吉村知事も「公務」としてこのネトウヨ番組に出演するのはさすがにまずいと理解しており、だからこそ公務日程から外しているのだろう。実際、6月2日放送回には吉村知事自身が維新の会の本部から出演していると語り、“普段は公務としてテレビに出ているが、『虎ノ門ニュース』では政治的な話になるので政務として出ている”とわざわざ弁明。
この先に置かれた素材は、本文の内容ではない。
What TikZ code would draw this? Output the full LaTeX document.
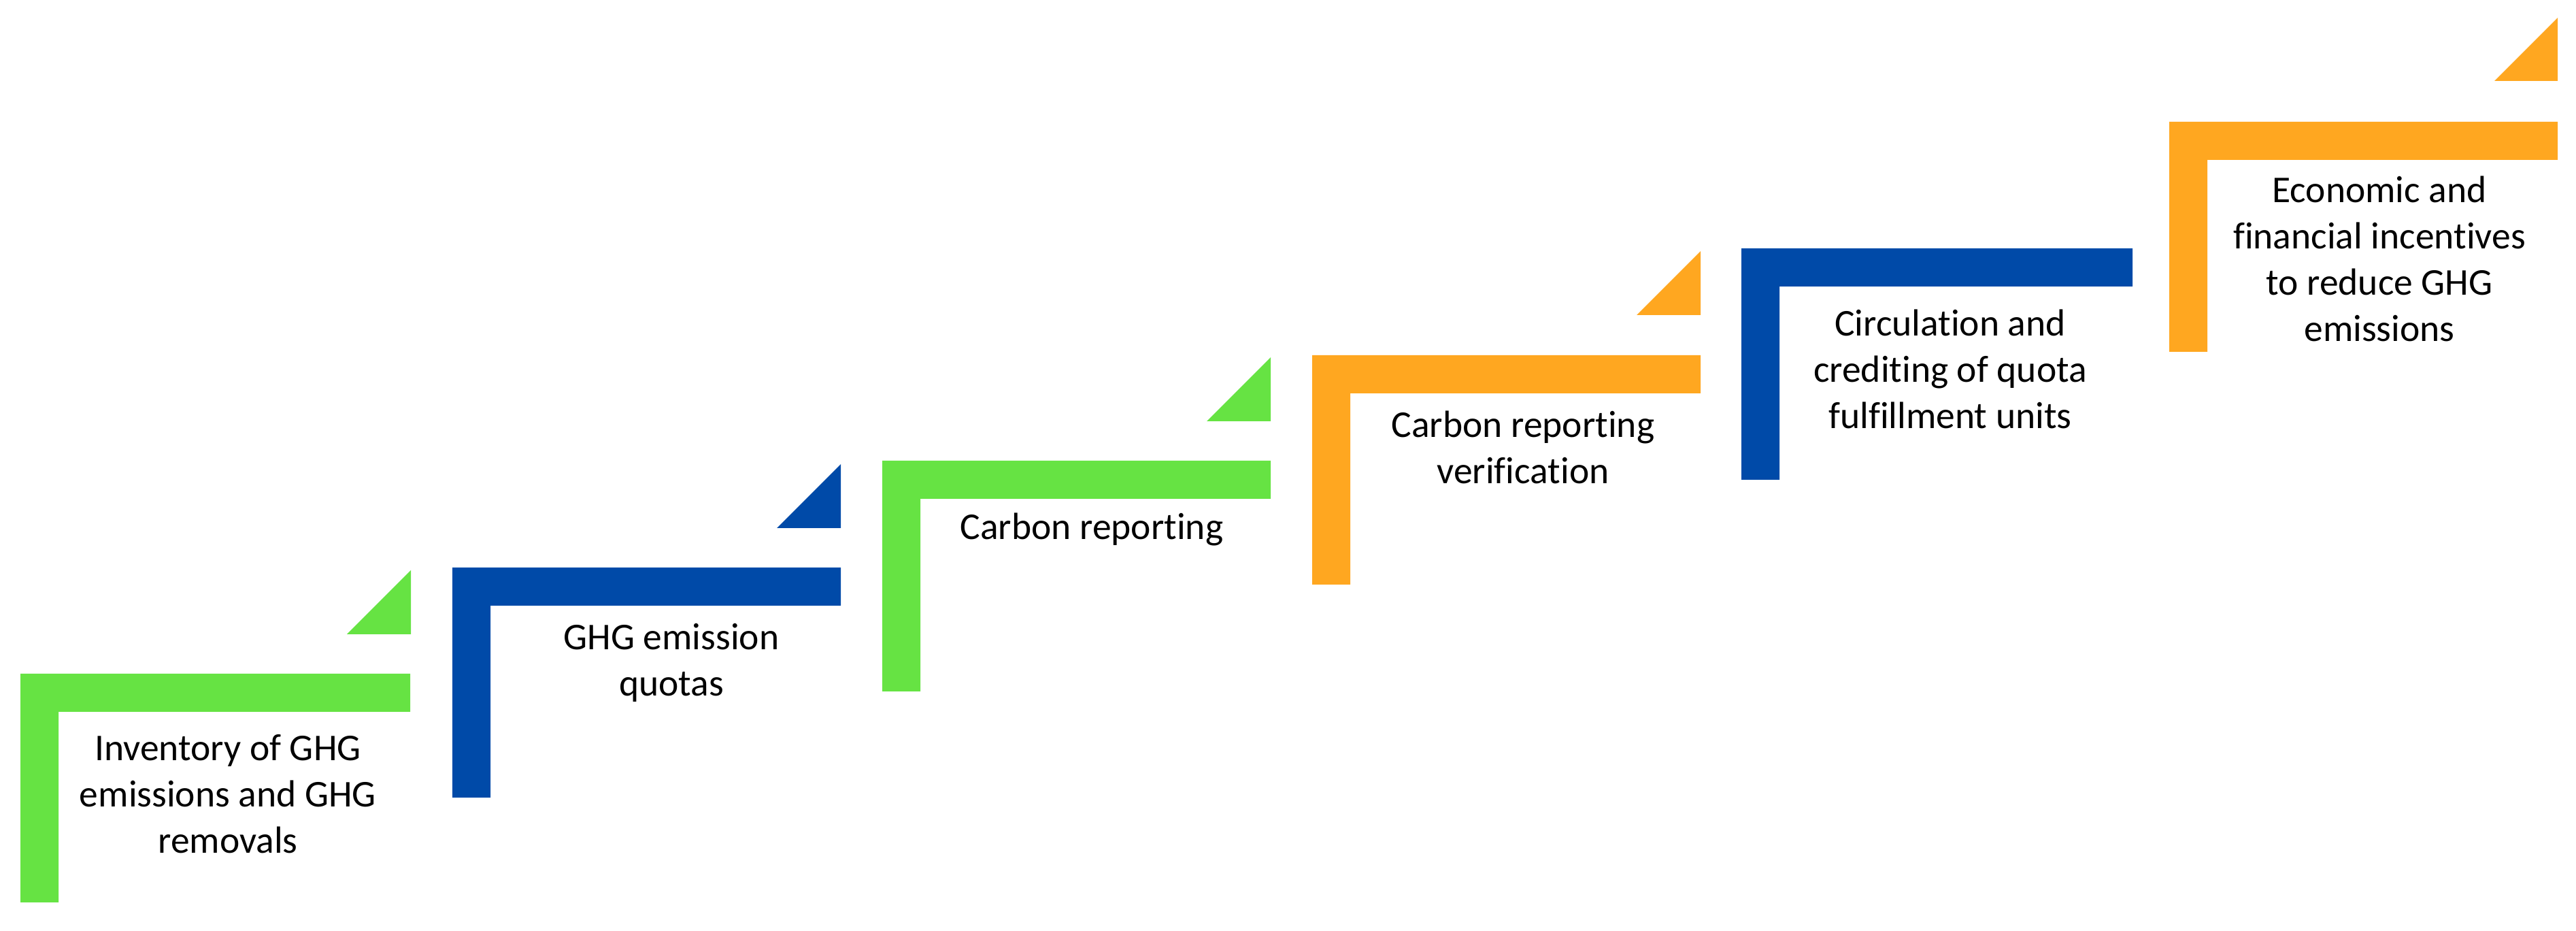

ちなみに、この2日に同番組に出演していた百田尚樹氏や有本香氏は番組終了後、吉村知事も〈応援してます、なう〉と投稿した愛知県の大村秀章知事のリコールを呼びかける会見をおこなっている。
新型コロナ対策に追われているはずの身で、大村知事リコールを煽るネトウヨ文化人の番組にわざわざ出演する……。本サイトでは愛知県と大阪府の新型コロナ対応を比較、大阪府は愛知県よりはるかに感染者数を抑え込めておらず支援体制も乏しいことなどを指摘したが(詳しくは過去記事参照→https://lite-ra.com/2020/06/post-5448.html)、この間、吉村知事が力を入れてきたことといえば、それはテレビに積極的に出演しつづけることで“やってる感”を演出することだったのは、公務日程からもあきらかだ。
だが、問題があるのは吉村知事だけではない。首長による新型コロナ対応を客観的に検証すべきメディアがその責任を放棄し、とくにテレビは「ウケがいい」という理由で吉村知事を出演させ、無批判に持ち上げつづけていることだ。とりわけ在阪のテレビ局は「吉村知事の奪い合い」のような様相であり、視聴者が「異常」だと声をあげるのも当然の状況に陥っている。
メディアを手懐けてテレビに露出しまくり大衆を煽るという政治手法は橋下徹氏が実践してきたものだが、この問題点をさんざん批判されてきたというのに、その反省もなく、同じ過ちを繰り返す在阪メディア。「#関西民放5局の偏向報道に抗議します」という声がここまで大きくあがったことを、メディアはしっかり直視するべきだ。